Draft, my current business, was built in two weeks before I sent it to friends to use. It wasn’t some giant vision that took months of talking. It was a little kernel I didn’t know could grow. But it did.
But most people don’t write like this.
We have these big ideas for blogs and books. We’re going to have hundreds of blog posts each year and many thousands of readers, so we spend weeks worrying about the name of our new blog or which ads we’ll display before we even have an idea what the first post is. Or we imagine for months how to write the memoir of a big tragedy in our lives, but it’s too poignant to even begin articulating.
Just like those waterfall projects, they don’t get done or fail our expectations.
Then there’s folks like Andrew Chen.
Andrew is a widely-read blogger, who’ll Tweet possible headlines of things he’s thinking about, and use a tool like Crowdbooster to see which gets the most traction. Then he’ll work out an entire post.
For many blog posts, I started answering someone’s question on Reddit. The answer takes minutes to write, but if it generates any interest, or more importantly, if I enjoyed writing it, I’ll spend the hours crafting it into a blog post.
Want to start a new travel blog? Use Reddit every day answering travel questions. If you find yourself enjoying the process, graduate to blogging. If blogging works, polish those posts into a book.
Have a giant event in your life that you want to write about but it’s too painful to start? Practice with lots of smaller stories.
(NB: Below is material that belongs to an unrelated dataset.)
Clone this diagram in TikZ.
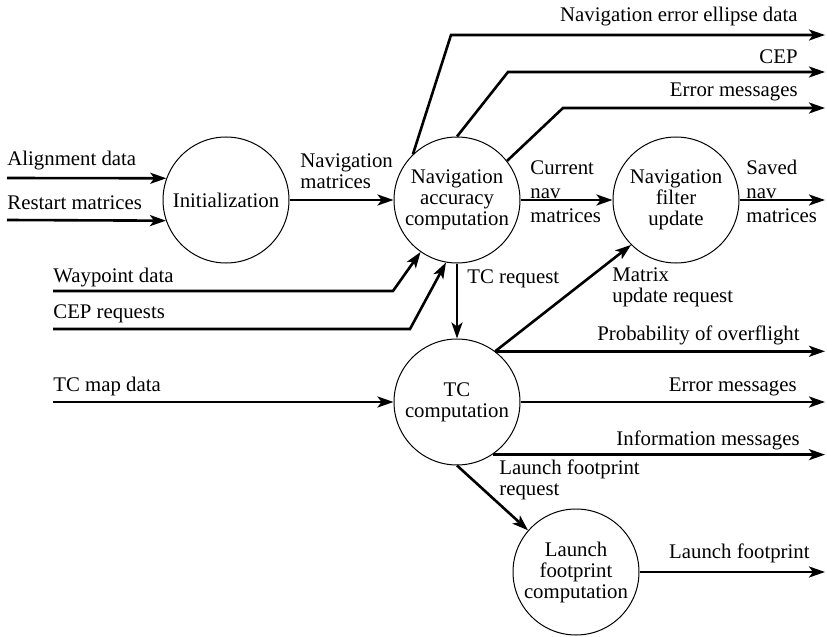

I’ve written about big life events too, but first I had a lot of practice blogging about what I’ve learned from mundane life tasks: how trying to save money at a sandwhich shop taught me something about growing a business, or how constraints like only buying your groceries at 7-11 makes us more creative.
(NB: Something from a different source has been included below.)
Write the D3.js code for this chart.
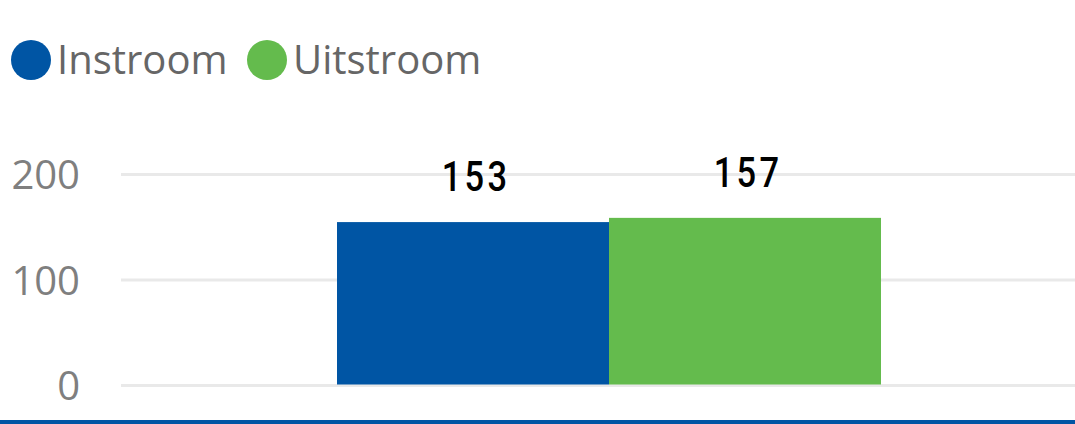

Smaller in scope than you had in mind, but your memoir can be too big and painful to write about if you lack the practice.
If you’re anything like me, you have big ambition. You want to write a book or start a blog that many, many others are going to enjoy and benefit from. But don’t start there. Start publishing something small. Small stories. Small lessons. Small ideas. Take a long-term view of writing in your life, and watch those small things grow into something much bigger.